Mehr und mehr wendet er sich der Religion zu, studiert die biblischen Sprachen, dann auch Theologie, und beschließt, Pfarrer werden. Doch die anglikanische Kirche will ihn zunächst nicht. "Er galt als charakterlich labil und theologisch unsicher", sagt Malessa. 1764 schließlich wird er zunächst als Diakon, dann als Pfarrer der anglikanischen Kirche ordiniert.

"Geschichte über Erfahrung der Barmherzigkeit"

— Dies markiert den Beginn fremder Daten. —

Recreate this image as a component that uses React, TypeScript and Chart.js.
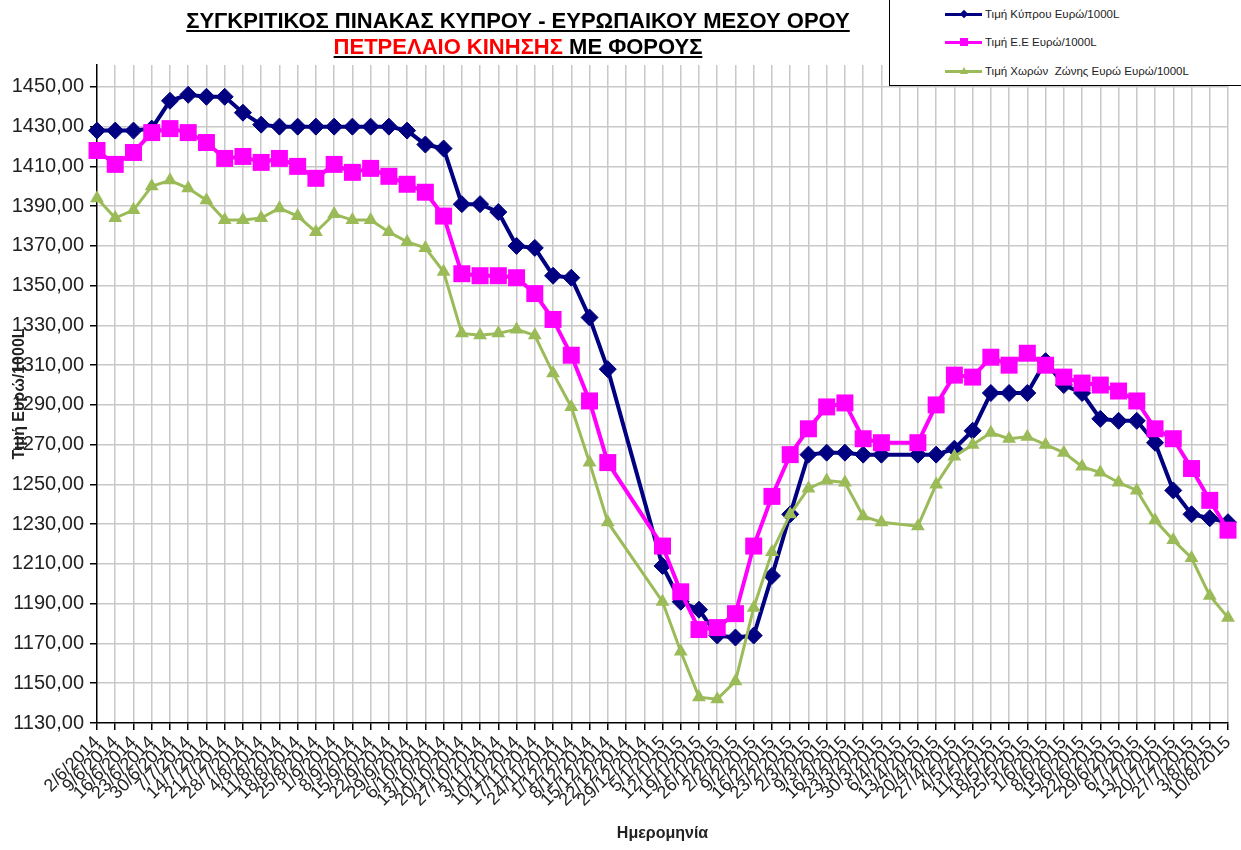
import React, { useEffect, useRef } from 'react';
import { Chart, registerables } from 'chart.js';

Chart.register(...registerables);

const dates = [
  '2/6/2014', '9/6/2014', '16/6/2014', '23/6/2014', '30/6/2014', '7/7/2014', '14/7/2014', '21/7/2014',
  '28/7/2014', '4/8/2014', '11/8/2014', '18/8/2014', '25/8/2014', '1/9/2014', '8/9/2014', '15/9/2014',
  '22/9/2014', '29/9/2014', '6/10/2014', '13/10/2014', '20/10/2014', '27/10/2014', '3/11/2014', '10/11/2014',
  '17/11/2014', '24/11/2014', '1/12/2014', '8/12/2014', '15/12/2014', '22/12/2014', '29/12/2014', '5/1/2015',
  '12/1/2015', '19/1/2015', '26/1/2015', '2/2/2015', '9/2/2015', '16/2/2015', '23/2/2015', '2/3/2015',
  '9/3/2015', '16/3/2015', '23/3/2015', '30/3/2015', '6/4/2015', '13/4/2015', '20/4/2015', '27/4/2015',
  '4/5/2015', '11/5/2015', '18/5/2015', '25/5/2015', '1/6/2015', '8/6/2015', '15/6/2015', '22/6/2015',
  '29/6/2015', '6/7/2015', '13/7/2015', '20/7/2015', '27/7/2015', '3/8/2015', '10/8/2015',
];

const cyprus = [
  1428, 1428, 1428, 1429, 1443, 1446, 1445, 1445,
  1437, 1431, 1430, 1430, 1430, 1430, 1430, 1430,
  1430, 1428, 1421, 1419, 1391, 1391, 1387, 1370,
  1369, 1355, 1354, 1334, 1308, null, null, 1209,
  1191, 1187, 1174, 1173, 1174, 1204, 1235, 1265,
  1266, 1266, 1265, 1265, null, 1265, 1265, 1268,
  1277, 1296, 1296, 1296, 1312, 1300, 1296, 1283,
  1282, 1282, 1271, 1247, 1235, 1233, 1231,
];

const eu = [
  1418, 1411, 1417, 1427, 1429, 1427, 1422, 1414,
  1415, 1412, 1414, 1410, 1404, 1411, 1407, 1409,
  1405, 1401, 1397, 1385, 1356, 1355, 1355, 1354,
  1346, 1333, 1315, 1292, 1261, null, null, 1219,
  1196, 1177, 1178, 1185, 1219, 1244, 1265, 1278,
  1289, 1291, 1273, 1271, null, 1271, 1290, 1305,
  1304, 1314, 1310, 1316, 1310, 1304, 1301, 1300,
  1297, 1292, 1278, 1273, 1258, 1242, 1227,
];

const euroZone = [
  1394, 1384, 1388, 1400, 1403, 1399, 1393, 1383,
  1383, 1384, 1389, 1385, 1377, 1386, 1383, 1383,
  1377, 1372, 1369, 1357, 1326, 1325, 1326, 1328,
  1325, 1306, 1289, 1261, 1231, null, null, 1191,
  1166, 1143, 1142, 1151, 1188, 1216, 1235, 1248,
  1252, 1251, 1234, 1231, null, 1229, 1250, 1264,
  1270, 1276, 1273, 1274, 1270, 1266, 1259, 1256,
  1251, 1247, 1232, 1222, 1213, 1194, 1183,
];

const yTicks = [1130, 1150, 1170, 1190, 1210, 1230, 1250, 1270, 1290, 1310, 1330, 1350, 1370, 1390, 1410, 1430, 1450];
const Y_MIN = 1130;
const Y_MAX = 1461;

const seriesNames = ['Τιμή Κύπρου Ευρώ/1000L', 'Τιμή Ε.Ε Ευρώ/1000L', 'Τιμή Χωρών  Ζώνης Ευρώ Ευρώ/1000L'];
const NAVY = '#000080';
const MAGENTA = '#FF00FF';
const GREEN = '#9BBB59';
const FONT = '"Liberation Sans", Arial, sans-serif';
const GRID = '#c8c8c8';

export default function App() {
  const ref = useRef<HTMLCanvasElement>(null);

  useEffect(() => {
    const chart = new Chart(ref.current as HTMLCanvasElement, {
      type: 'line',
      data: {
        labels: dates,
        datasets: [
          {
            label: seriesNames[0],
            data: cyprus,
            borderColor: NAVY,
            backgroundColor: NAVY,
            borderWidth: 4,
            pointStyle: 'rectRot',
            pointRadius: 8.5,
            pointBorderWidth: 1,
            pointBorderColor: NAVY,
            pointBackgroundColor: NAVY,
            spanGaps: true,
            tension: 0,
            order: 2,
          },
          {
            label: seriesNames[1],
            data: eu,
            borderColor: MAGENTA,
            backgroundColor: MAGENTA,
            borderWidth: 4,
            pointStyle: 'rect',
            pointRadius: 12,
            pointBorderWidth: 0,
            pointBackgroundColor: MAGENTA,
            spanGaps: true,
            tension: 0,
            order: 1,
          },
          {
            label: seriesNames[2],
            data: euroZone,
            borderColor: GREEN,
            backgroundColor: GREEN,
            borderWidth: 3,
            pointStyle: 'triangle',
            pointRadius: 8,
            pointBorderWidth: 0,
            pointBackgroundColor: GREEN,
            spanGaps: true,
            tension: 0,
            order: 0,
          },
        ],
      },
      options: {
        animation: false,
        responsive: false,
        maintainAspectRatio: false,
        layout: { padding: { left: 0, right: 13, top: 65, bottom: 0 } },
        plugins: {
          legend: { display: false },
          title: { display: false },
          tooltip: { enabled: false },
        },
        scales: {
          x: {
            grid: {
              color: (ctx: any) => (ctx.index === 0 ? 'rgba(0,0,0,0)' : GRID),
              lineWidth: 1.5,
              tickColor: '#000',
              tickLength: 7,
            },
            border: { color: '#000', width: 1.5 },
            ticks: {
              autoSkip: false,
              maxRotation: 45,
              minRotation: 45,
              padding: 2,
              color: '#222',
              font: { family: FONT, size: 18 },
            },
            title: {
              display: true,
              text: 'Ημερομηνία',
              color: '#222',
              font: { family: FONT, size: 16, weight: 'bold' },
              padding: { top: 7, bottom: 7 },
            },
            afterFit: (s: any) => {
              s.height = 127;
              s.paddingLeft = 0;
              s.paddingRight = 0;
            },
          },
          y: {
            min: Y_MIN,
            max: Y_MAX,
            afterBuildTicks: (s: any) => {
              s.ticks = yTicks.map((v) => ({ value: v }));
            },
            grid: {
              color: (ctx: any) => (ctx.index === 0 ? 'rgba(0,0,0,0)' : GRID),
              lineWidth: 1.5,
              tickColor: '#000',
              tickLength: 7,
            },
            border: { color: '#000', width: 1.5 },
            ticks: {
              padding: 6,
              color: '#222',
              font: { family: FONT, size: 20 },
              callback: (v: any) => Number(v).toFixed(2).replace('.', ','),
            },
            title: {
              display: true,
              text: 'Τιμή Ευρώ/1000L',
              color: '#222',
              font: { family: FONT, size: 16, weight: 'bold' },
              padding: { top: 10, bottom: 10 },
            },
            afterFit: (s: any) => {
              s.width = 97;
            },
          },
        },
      },
    } as any);
    return () => chart.destroy();
  }, []);

  const legendItems = [
    { name: seriesNames[0], color: NAVY, marker: 'diamond', top: 14 },
    { name: seriesNames[1], color: MAGENTA, marker: 'square', top: 42 },
    { name: seriesNames[2], color: GREEN, marker: 'triangle', top: 71 },
  ];

  const markerEl = (kind: string, color: string) => {
    if (kind === 'diamond') {
      return <div style={{ width: 6, height: 6, background: color, transform: 'rotate(45deg)' }} />;
    }
    if (kind === 'square') {
      return <div style={{ width: 8, height: 8, background: color }} />;
    }
    return (
      <div
        style={{
          width: 0,
          height: 0,
          borderLeft: '4px solid transparent',
          borderRight: '4px solid transparent',
          borderBottom: `7px solid ${color}`,
        }}
      />
    );
  };

  return (
    <div style={{ position: 'absolute', left: 0, top: 0, width: 1241, height: 850, overflow: 'hidden', background: '#fff' }}>
      <canvas ref={ref} width={1241} height={850} style={{ position: 'absolute', left: 0, top: 0, width: 1241, height: 850 }} />
      <div
        style={{
          position: 'absolute',
          left: 0,
          top: 8,
          width: 1036,
          textAlign: 'center',
          fontFamily: FONT,
          fontWeight: 'bold',
          fontSize: 22,
          lineHeight: '26px',
          color: '#000',
          textDecoration: 'underline',
          textDecorationThickness: '2px',
          textUnderlineOffset: '2px',
        }}
      >
        <div>ΣΥΓΚΡΙΤΙΚΟΣ ΠΙΝΑΚΑΣ ΚΥΠΡΟΥ - ΕΥΡΩΠΑΙΚΟΥ ΜΕΣΟΥ ΟΡΟΥ</div>
        <div>
          <span style={{ color: '#FF0000' }}>ΠΕΤΡΕΛΑΙΟ ΚΙΝΗΣΗΣ</span>
          <span> ΜΕ ΦΟΡΟΥΣ</span>
        </div>
      </div>
      <div
        style={{
          position: 'absolute',
          left: 889,
          top: -4,
          width: 400,
          height: 90,
          border: '1.5px solid #000',
          background: '#fff',
          boxSizing: 'border-box',
        }}
      />
      {legendItems.map((it) => (
        <div
          key={it.name}
          style={{ position: 'absolute', left: 945, top: it.top - 8, height: 16, display: 'flex', alignItems: 'center' }}
        >
          <div style={{ position: 'relative', width: 37, height: 16 }}>
            <div style={{ position: 'absolute', left: 0, top: 6.5, width: 37, height: 3, background: it.color }} />
            <div style={{ position: 'absolute', left: 14, top: 3, width: 9, height: 9, display: 'flex', alignItems: 'center', justifyContent: 'center' }}>
              {markerEl(it.marker, it.color)}
            </div>
          </div>
          <div style={{ marginLeft: 3, fontFamily: FONT, fontSize: 11.5, color: '#222', whiteSpace: 'pre' }}>{it.name}</div>
        </div>
      ))}
    </div>
  );
}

1773 ist es dann soweit: Newton schreibt den Text von "Amazing grace", in dem er sein Bekehrungserlebnis in Seenot verarbeitet: "Einst war ich verloren, aber jetzt wurde ich gefunden; war blind, aber jetzt kann ich sehen". Ursprünglich dienten die Verse wohl der dichterischen Illustrierung einer seiner Predigten. Dass dieses Lied 200 Jahre später um die ganze Welt gehen sollte, dieser Gedanke dürfte ihm fremd gewesen sein. Die heute gebräuchliche Melodie taucht erstmals in einem englischen Gesangbuch von 1831 auf. Ihre Herkunft ist nicht geklärt, vermutlich liegen die Wurzeln in den Gesängen der Sklaven.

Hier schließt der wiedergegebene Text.